To dissipate this cloud of prejudice and knavery, and to bring to light truths long concealed, is the motive of my offering the following sheets to the world. I am bold to assert that Connecticut merits a fuller account than envy or ignorance has yet suffered to be given it; and that I have followed the line of truth freely, and unbiased by partiality or prejudice. The reader, therefore, will not be surprised should I have placed the New-Englanders in a different light from that in which they have yet appeared: their characterizers have not been sufficiently unprejudiced, unawed by power, or unaffected by the desire of obtaining it, always to set them in a true one. Dr. Mather and Mr. Neal were popular writers, but, at the time they extolled the prudence and piety of the colonists, they suppressed what are called in New England unnecessary truths. Governor Hutchinson, who loved fame, and feared giving offense, published a few only of those truths, which failed not to procure him a proportionate share of popular distrust and odium. For my own
part, I believe my readers will give me credit for having neither the favor nor the fear of man before me in writing this history of Connecticut. I discard the one; I court not the other. My sole aim has been to represent the country, the people, and their transactions, in proper colors. Too much, however, must not be expected from me. I am very sensible of many great defects in this performance, wherein very little assistance was to be obtained from publications of others. Mr. Chambers, indeed, who is writing “Political Annals of the Present United Colonies,” pursues that task with great pains and address. His researches have been of some use to me; but, as to the New England writers, error, disguise, and misrepresentations, too much abound in them to be serviceable in this undertaking, though they related more to the subject than they do. The good-natured critic, therefore, will excuse the want of a regular and connected detail of facts and events which it was impossible for me to preserve, having been deprived of papers of my ancestors which would have given my relation that and other advantages. I hope, therefore, for much indulgence, striking, as I have done, into a new and dark path, almost without a guide. If I have carried myself through it, though with some digressions, yet without incurring the danger of being accounted a deceiver, my disordered garb will, I presume, find an apology in the ruggedness of the
road—my Scriptural phraseology be ascribed to the usage of my country.

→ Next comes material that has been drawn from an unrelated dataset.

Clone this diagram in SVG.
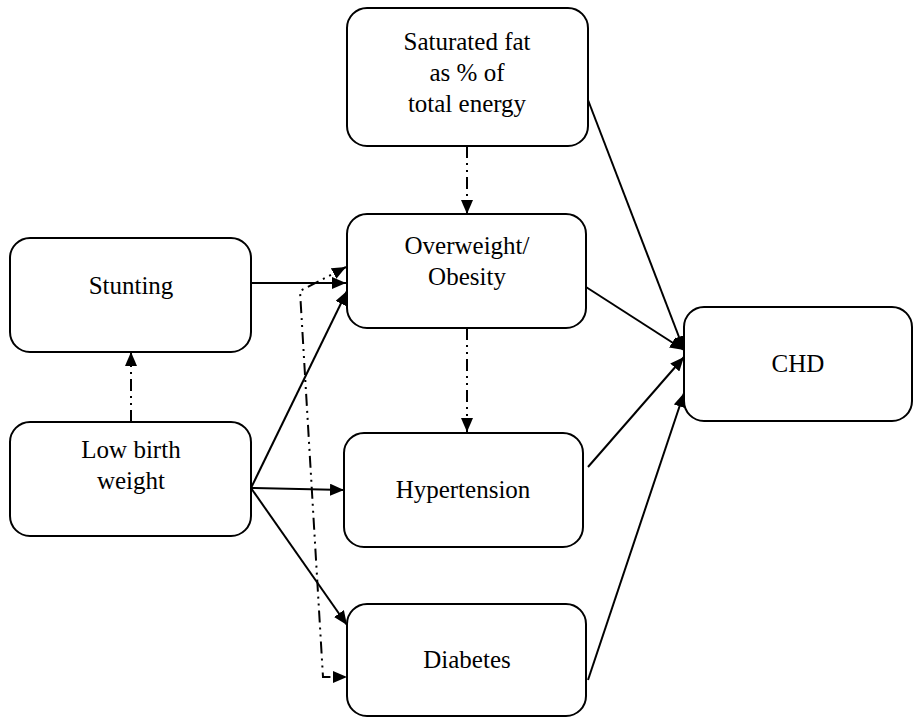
<svg xmlns="http://www.w3.org/2000/svg" width="915" height="718" viewBox="0 0 915 718">
<style>
.box{fill:#fff;stroke:#000;stroke-width:2}
text{font-family:'Liberation Serif','Times New Roman',serif;font-size:25px;fill:#000;text-anchor:middle}
.c{fill:none;stroke:#000;stroke-width:2}
.dd{fill:none;stroke:#000;stroke-width:2;stroke-dasharray:12 5 2 5 2 5}
</style>
<defs>
<marker id="ah" viewBox="0 0 14 12" refX="14" refY="6" markerWidth="14" markerHeight="12" markerUnits="userSpaceOnUse" orient="auto-start-reverse">
<path d="M0,0 L14,6 L0,12 Z" fill="#000"/>
</marker>
</defs>
<rect width="915" height="718" fill="#fff"/>
<g id="satfat"><rect class="box" x="347" y="8" width="241" height="138" rx="20"/>
<text x="467" y="50">Saturated fat</text><text x="467" y="81">as % of</text><text x="467" y="112">total energy</text></g>
<g id="overweight"><rect class="box" x="347" y="214" width="239" height="114" rx="20"/>
<text x="467" y="254">Overweight/</text><text x="467" y="285">Obesity</text></g>
<g id="stunting"><rect class="box" x="10" y="238" width="241" height="114" rx="20"/>
<text x="131" y="294">Stunting</text></g>
<g id="lbw"><rect class="box" x="10" y="422" width="241" height="114" rx="20"/>
<text x="131" y="458">Low birth</text><text x="131" y="489">weight</text></g>
<g id="hypertension"><rect class="box" x="344" y="433" width="239" height="114" rx="20"/>
<text x="463" y="498">Hypertension</text></g>
<g id="diabetes"><rect class="box" x="347" y="604" width="239" height="112" rx="20"/>
<text x="467" y="668">Diabetes</text></g>
<g id="chd"><rect class="box" x="684" y="307" width="228" height="114" rx="20"/>
<text x="798" y="372">CHD</text></g>
<g id="connectors">
<path class="dd" d="M467,146 L467,214" marker-end="url(#ah)"/>
<path class="dd" d="M467,328 L467,432" marker-end="url(#ah)"/>
<path class="dd" d="M131,422 L131,352" marker-end="url(#ah)"/>
<path class="dd" d="M346,267 L300,291 L323,677 L347,677" marker-start="url(#ah)" marker-end="url(#ah)"/>
<path class="c" d="M251,283 L346,283" marker-end="url(#ah)"/>
<path class="c" d="M251,488 L347,291" marker-end="url(#ah)"/>
<path class="c" d="M251,488 L344,490" marker-end="url(#ah)"/>
<path class="c" d="M251,488 L347,625" marker-end="url(#ah)"/>
<path class="c" d="M588,100 L684,350" marker-end="url(#ah)"/>
<path class="c" d="M586,287 L684,350" marker-end="url(#ah)"/>
<path class="c" d="M588,467 L684,357" marker-end="url(#ah)"/>
<path class="c" d="M588,680 L684,393" marker-end="url(#ah)"/>
</g>
</svg>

For three generations my forefathers were careful observers of the proceedings of the Connecticut colonists; and if their papers and myself should continue in existence till a return of peace shall restore them to my possession, I trust the public will not be displeased with the design I have of committing them to the press. In the mean time, lest that event should never take place, I beg their acceptance of the present volume, which, whatever other historical requisite it may want, must, I think, be allowed to possess originality and truth (rare properties in modern publications), and, therefore, I hope, will not be deemed unworthy the public favor.
SECOND PREFACE.
Mr. James Hammond Trumbull, the author of the work entitled “The Blue Laws of Connecticut and New Haven, and the False Blue Laws invented by the Rev. Samuel Peters,” which has just made its appearance, attempts to throw discredit on the work of Dr. Peters, and represents it as a fiction, and a calumny upon the early settlers of Connecticut.

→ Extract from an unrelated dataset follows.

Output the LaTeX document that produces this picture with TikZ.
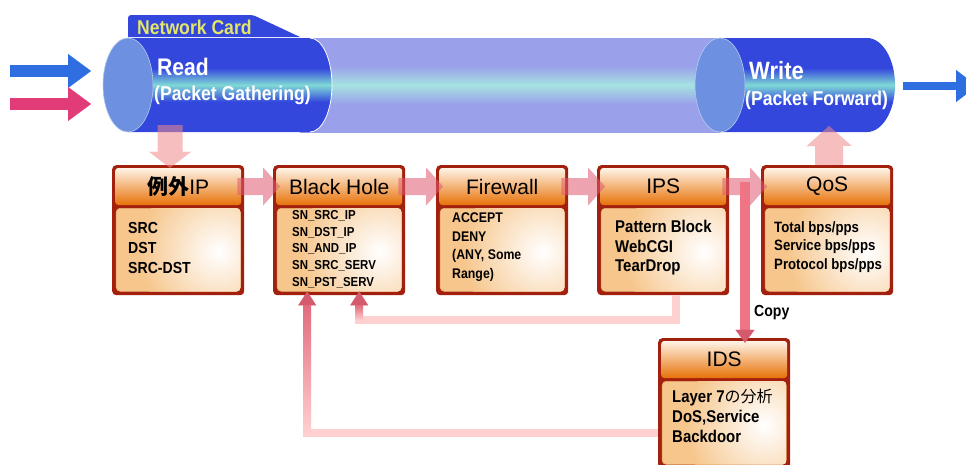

Mr. Trumbull seems to have spared no trouble in his researches to show that no such laws as the “Blue Laws” represented by Dr. Peters were in existence, and to impress this more forcibly upon the public he gives the laws of 1639, 1650, and 1656; when, had he looked more carefully at the doctor’s “History of Connecticut,” he would have found he alluded to them in these words: “The laws made by the independent Dominion, and nominated the Blue Laws by the neighboring colonies, were never suffered to be printed;” nevertheless, Mr. Trumbull shows that there were laws
at that time equally repugnant, though clothed in more subtile phraseology, but pointing to the same result, and that these laws were rigidly enforced.

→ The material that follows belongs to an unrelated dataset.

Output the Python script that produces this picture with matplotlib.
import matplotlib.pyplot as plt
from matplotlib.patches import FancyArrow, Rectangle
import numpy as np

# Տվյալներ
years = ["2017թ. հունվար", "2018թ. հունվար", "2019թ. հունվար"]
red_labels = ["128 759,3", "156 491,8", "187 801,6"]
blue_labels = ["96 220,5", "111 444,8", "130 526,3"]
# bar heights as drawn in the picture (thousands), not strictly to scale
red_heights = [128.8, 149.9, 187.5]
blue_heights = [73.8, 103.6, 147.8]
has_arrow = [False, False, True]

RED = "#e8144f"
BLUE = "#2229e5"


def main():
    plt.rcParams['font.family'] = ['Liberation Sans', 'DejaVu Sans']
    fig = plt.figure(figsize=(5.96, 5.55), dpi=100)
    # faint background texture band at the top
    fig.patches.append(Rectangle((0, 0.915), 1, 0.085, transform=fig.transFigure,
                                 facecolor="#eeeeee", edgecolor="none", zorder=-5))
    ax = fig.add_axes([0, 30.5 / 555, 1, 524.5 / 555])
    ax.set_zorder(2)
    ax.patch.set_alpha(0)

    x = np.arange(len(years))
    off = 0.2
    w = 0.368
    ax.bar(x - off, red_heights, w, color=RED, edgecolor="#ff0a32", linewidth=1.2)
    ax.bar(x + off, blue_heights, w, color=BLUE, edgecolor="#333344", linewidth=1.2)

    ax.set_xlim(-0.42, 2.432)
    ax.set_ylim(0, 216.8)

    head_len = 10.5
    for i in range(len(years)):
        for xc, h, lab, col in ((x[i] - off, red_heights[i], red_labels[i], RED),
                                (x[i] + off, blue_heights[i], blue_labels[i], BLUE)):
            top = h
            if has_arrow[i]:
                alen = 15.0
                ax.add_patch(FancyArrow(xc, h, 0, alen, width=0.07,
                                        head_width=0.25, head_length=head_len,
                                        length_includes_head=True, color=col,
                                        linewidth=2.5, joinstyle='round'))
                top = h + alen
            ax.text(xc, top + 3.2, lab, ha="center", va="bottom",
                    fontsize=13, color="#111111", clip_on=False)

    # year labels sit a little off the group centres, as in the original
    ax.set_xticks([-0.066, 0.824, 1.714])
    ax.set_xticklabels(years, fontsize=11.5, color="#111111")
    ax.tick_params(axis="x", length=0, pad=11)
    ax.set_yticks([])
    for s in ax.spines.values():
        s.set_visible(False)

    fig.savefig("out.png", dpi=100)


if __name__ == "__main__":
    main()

Dr. Peters’s “History of Connecticut” was published in London, in 1781, and possibly there are not twenty persons living who have ever read it. As its truthfulness was unpalatable to the Connecticut colony, the issue that came to this country, I believe, was publicly burnt, and the court prohibited the republishing of the work in the State; consequently it has become a very rare work, so much so that in March, 1877, a copy, at a sale of old works, brought the fabulous price of one hundred and fifteen dollars, demonstrating the fact that but few remained in existence.